Usually, fiberglass is used to make the circuit board. Copper foil is then bonded to one side or both sides. Sometimes, paper reinforced phenolic resin with copper foil is used because it's less expensive. Resistors, transistors, integrated circuit chips, diodes and capacitors are all needed to create the board.
How It's Made
The process must occur in a very clean area. The first step is to make the substrate. The material then goes through an oven to get semicured. The material is then made into large panels and stacked into layers with the alternating layers adhering to the copper foil. The stacks goes into a hot press that pushes down a great deal of pressure. It's then full cured and bonded. Holes are then drilled based on the pre-determined pattern.
The inside of the hole design is then plated with copper. Any holes not met for conductivity are plugged. An additive and substractive process I sused to create the desired pattern. Copper os added on the substrate pattern while the areas that don't need copper are etched away after all the surface is plated.

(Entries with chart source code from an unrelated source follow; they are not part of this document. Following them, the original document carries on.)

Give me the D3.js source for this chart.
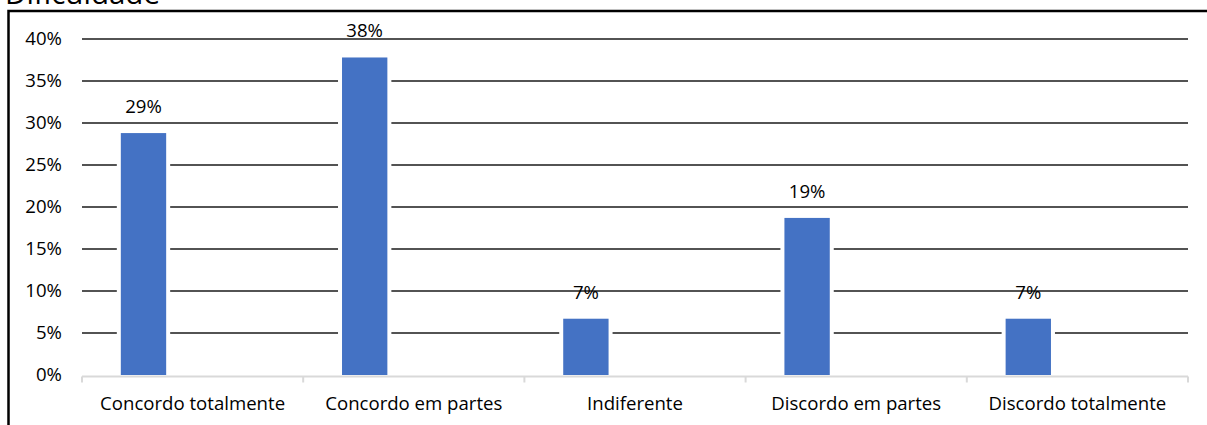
<!DOCTYPE html>
<html>
<head>
<meta charset="utf-8">
<script src="https://cdn.jsdelivr.net/npm/d3@7/dist/d3.min.js"></script>
<style>
  html, body { margin: 0; padding: 0; background: #fff; }
  svg { display: block; }
  text { font-family: "Open Sans", sans-serif; fill: #000; }
</style>
</head>
<body>
<svg id="chart" width="1207" height="425"></svg>
<script>
// Survey answers and their share of responses
const categories = ["Concordo totalmente", "Concordo em partes", "Indiferente", "Discordo em partes", "Discordo totalmente"];
const shares = [0.288, 0.378, 0.067, 0.187, 0.067];
const yTicks = [0, 0.05, 0.10, 0.15, 0.20, 0.25, 0.30, 0.35, 0.40];
const title = "Dificuldade";

const svg = d3.select("#chart");
const W = 1207, H = 425;
const plot = { left: 82, right: 1188, top: 39, bottom: 375 };
const fontSize = 18.6;

const x = d3.scaleBand().domain(categories).range([plot.left, plot.right]).padding(0);
const y = d3.scaleLinear().domain([0, 0.4]).range([plot.bottom, plot.top]);
const pct = d3.format(".0%");

// Title (runs off the top edge)
svg.append("text")
  .attr("x", 5).attr("y", 4)
  .attr("font-size", 29.5)
  .text(title);

// Frame around the chart area (continues past the right edge)
svg.append("path")
  .attr("d", `M8.5,${H + 5} L8.5,11 L${W + 5},11`)
  .attr("fill", "none")
  .attr("stroke", "#000")
  .attr("stroke-width", 2.5);

// Horizontal gridlines
svg.append("g")
  .selectAll("line")
  .data(yTicks.filter(d => d > 0))
  .join("line")
  .attr("x1", plot.left).attr("x2", plot.right)
  .attr("y1", d => y(d)).attr("y2", d => y(d))
  .attr("stroke", "#1a1a1a")
  .attr("stroke-width", 1.4);

// Value axis labels
const yAxis = d3.axisLeft(y).tickValues(yTicks).tickFormat(pct).tickSize(0).tickPadding(20);
const gy = svg.append("g").attr("transform", `translate(${plot.left},0)`).call(yAxis);
gy.select(".domain").remove();
gy.selectAll("text").attr("font-size", fontSize).attr("fill", "#000")
  .style("font-family", "'Open Sans', sans-serif");

// Bars sit left of centre inside each category band
const bw = x.bandwidth();
const barOffset = bw * 0.1755;
const barWidth = bw * 0.205;
const gap = 4;

const bars = svg.append("g");
// white halo that breaks the gridlines around each bar
bars.selectAll("rect.halo")
  .data(shares)
  .join("rect")
  .attr("class", "halo")
  .attr("x", (d, i) => x(categories[i]) + barOffset - gap)
  .attr("y", d => y(d) - gap)
  .attr("width", barWidth + gap * 2)
  .attr("height", d => y(0) - y(d) + gap)
  .attr("fill", "#fff");
bars.selectAll("rect.bar")
  .data(shares)
  .join("rect")
  .attr("class", "bar")
  .attr("x", (d, i) => x(categories[i]) + barOffset)
  .attr("y", d => y(d))
  .attr("width", barWidth)
  .attr("height", d => y(0) - y(d))
  .attr("fill", "#4472C4");

// Data labels
svg.append("g")
  .selectAll("text")
  .data(shares)
  .join("text")
  .attr("x", (d, i) => x(categories[i]) + barOffset + barWidth / 2)
  .attr("y", d => y(d) - 20)
  .attr("text-anchor", "middle")
  .attr("font-size", fontSize)
  .text(d => pct(d));

// Category axis: grey baseline with boundary ticks
const axisG = svg.append("g");
axisG.append("line")
  .attr("x1", plot.left).attr("x2", plot.right)
  .attr("y1", y(0) + 1.5).attr("y2", y(0) + 1.5)
  .attr("stroke", "#d9d9d9").attr("stroke-width", 2);
const bounds = categories.map(c => x(c)).concat([plot.right]);
axisG.selectAll("line.tick")
  .data(bounds)
  .join("line")
  .attr("class", "tick")
  .attr("x1", d => d).attr("x2", d => d)
  .attr("y1", y(0) + 1.5).attr("y2", y(0) + 7.5)
  .attr("stroke", "#d9d9d9").attr("stroke-width", 2);
axisG.selectAll("text")
  .data(categories)
  .join("text")
  .attr("x", d => x(d) + bw / 2)
  .attr("y", 410)
  .attr("text-anchor", "middle")
  .attr("font-size", fontSize)
  .text(d => d);
</script>
</body>
</html>
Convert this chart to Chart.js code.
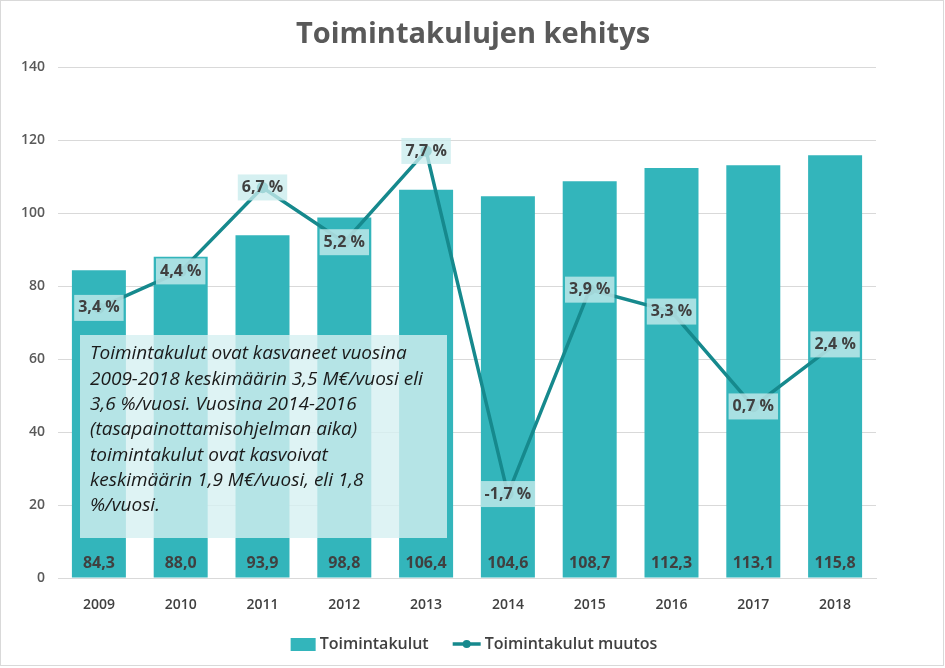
<!DOCTYPE html>
<html>
<head>
<meta charset="utf-8">
<script src="https://cdn.jsdelivr.net/npm/chart.js@4.4.1/dist/chart.umd.min.js"></script>
<style>
  html, body { margin: 0; padding: 0; background: #fff; }
  #wrap { width: 945px; height: 668px; }
</style>
</head>
<body>
<div id="wrap"><canvas id="chart" width="945" height="668"></canvas></div>
<script>
const years = ["2009", "2010", "2011", "2012", "2013", "2014", "2015", "2016", "2017", "2018"]
const costs = [84.3, 88.0, 93.9, 98.8, 106.4, 104.6, 108.7, 112.3, 113.1, 115.8]
const changes = [3.4, 4.4, 6.7, 5.2, 7.7, -1.7, 3.9, 3.3, 0.7, 2.4]
const titleText = "Toimintakulujen kehitys"
const costLabel = "Toimintakulut"
const changeLabel = "Toimintakulut muutos"
const noteLines = [
  "Toimintakulut ovat kasvaneet vuosina",
  "2009-2018 keskimäärin 3,5 M€/vuosi eli",
  "3,6 %/vuosi. Vuosina 2014-2016",
  "(tasapainottamisohjelman aika)",
  "toimintakulut ovat kasvoivat",
  "keskimäärin 1,9 M€/vuosi, eli 1,8",
  "%/vuosi.",
]

const FONT = '"Open Sans", "Liberation Sans", sans-serif'
const BAR = "#33b5bb"
const LINE = "#16898d"
const TEXT = "#404040"

const fmt = (v) => v.toFixed(1).replace(".", ",")

// --- Overlay plugin: frame, title, note box, value labels, legend ---
const overlay = {
  id: "overlay",
  afterDatasetsDraw(chart) {
    const { ctx, chartArea } = chart
    // note box
    const x0 = chartArea.left + 22
    const y0 = 335
    ctx.save()
    ctx.fillStyle = "rgba(214, 240, 241, 0.8)"
    ctx.fillRect(x0, y0, 367, 203)
    ctx.fillStyle = "#1a1a1a"
    ctx.font = `italic 19px ${FONT}`
    ctx.textBaseline = "middle"
    noteLines.forEach((line, i) => {
      ctx.fillText(line, x0 + 10, y0 + 19 + i * 25.3)
    })
    ctx.restore()
  },
  afterDraw(chart) {
    const { ctx, chartArea, width, height } = chart
    ctx.save()

    // frame
    ctx.strokeStyle = "#d9d9d9"
    ctx.lineWidth = 1
    ctx.strokeRect(0.5, 0.5, width - 2, height - 3)

    // title
    ctx.fillStyle = "#595959"
    ctx.font = `bold 29px ${FONT}`
    ctx.textAlign = "center"
    ctx.textBaseline = "middle"
    ctx.fillText(titleText, 473, 35)

    // bar value labels at base
    const barMeta = chart.getDatasetMeta(0)
    ctx.font = `bold 16px ${FONT}`
    ctx.fillStyle = TEXT
    barMeta.data.forEach((el, i) => {
      ctx.fillText(fmt(costs[i]), el.x, chartArea.bottom - 15)
    })

    // line value labels on points
    const lineMeta = chart.getDatasetMeta(1)
    lineMeta.data.forEach((el, i) => {
      const t = fmt(changes[i]) + " %"
      const w = ctx.measureText(t).width + 8
      ctx.fillStyle = "rgba(201, 236, 237, 0.78)"
      ctx.fillRect(el.x - w / 2, el.y - 13, w, 26)
      ctx.fillStyle = TEXT
      ctx.fillText(t, el.x, el.y)
    })

    // legend
    ctx.font = `600 16px ${FONT}`
    ctx.textAlign = "left"
    const w1 = ctx.measureText(costLabel).width
    const w2 = ctx.measureText(changeLabel).width
    const total = 25 + 4 + w1 + 24 + 28 + 4 + w2
    let lx = 474 - total / 2
    const ly = 644
    ctx.fillStyle = BAR
    ctx.fillRect(lx, ly - 6, 25, 13)
    lx += 29
    ctx.fillStyle = TEXT
    ctx.fillText(costLabel, lx, ly)
    lx += w1 + 24
    ctx.strokeStyle = LINE
    ctx.lineWidth = 3.5
    ctx.beginPath()
    ctx.moveTo(lx, ly)
    ctx.lineTo(lx + 28, ly)
    ctx.stroke()
    ctx.fillStyle = LINE
    ctx.beginPath()
    ctx.arc(lx + 14, ly, 4, 0, Math.PI * 2)
    ctx.fill()
    lx += 32
    ctx.fillStyle = TEXT
    ctx.fillText(changeLabel, lx, ly)

    ctx.restore()
  },
}

new Chart(document.getElementById("chart"), {
  data: {
    labels: years,
    datasets: [
      {
        type: "bar",
        label: costLabel,
        data: costs,
        backgroundColor: BAR,
        barPercentage: 0.66,
        categoryPercentage: 1,
        yAxisID: "y",
        order: 2,
      },
      {
        type: "line",
        label: changeLabel,
        data: changes,
        borderColor: LINE,
        backgroundColor: LINE,
        borderWidth: 3.5,
        pointRadius: 4,
        tension: 0,
        yAxisID: "y1",
        order: 1,
      },
    ],
  },
  plugins: [overlay],
  options: {
    responsive: false,
    animation: false,
    layout: { padding: { top: 67, left: 8, right: 69, bottom: 0 } },
    scales: {
      x: {
        grid: { display: false },
        border: { color: "#d9d9d9" },
        ticks: { color: TEXT, padding: 11, font: { family: FONT, size: 14, weight: "600" } },
        afterFit: (s) => { s.height = 90 },
      },
      y: {
        min: 0,
        max: 140,
        ticks: { stepSize: 20, color: "#595959", padding: 13, font: { family: FONT, size: 14, weight: "600" } },
        grid: { color: "#d9d9d9", drawTicks: false },
        border: { display: false },
        afterFit: (s) => { s.width = 50 },
      },
      y1: {
        display: false,
        min: -4,
        max: 10,
      },
    },
    plugins: {
      legend: { display: false },
      tooltip: { enabled: false },
      title: { display: false },
    },
  },
})
</script>
</body>
</html>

The foil is then degreased while the panels go through a press. The mask is taken away while the panels are sprayed with an alkaline developer. Copper is used to electroplate the panels. A solvent is used to strip the photoresist from the board. The contact fingers are then attached. The tin-lead coating is then fused to the surface of the circuit pattern. The panels are then sealed, stenciled and cut. Electronic components are then mounted.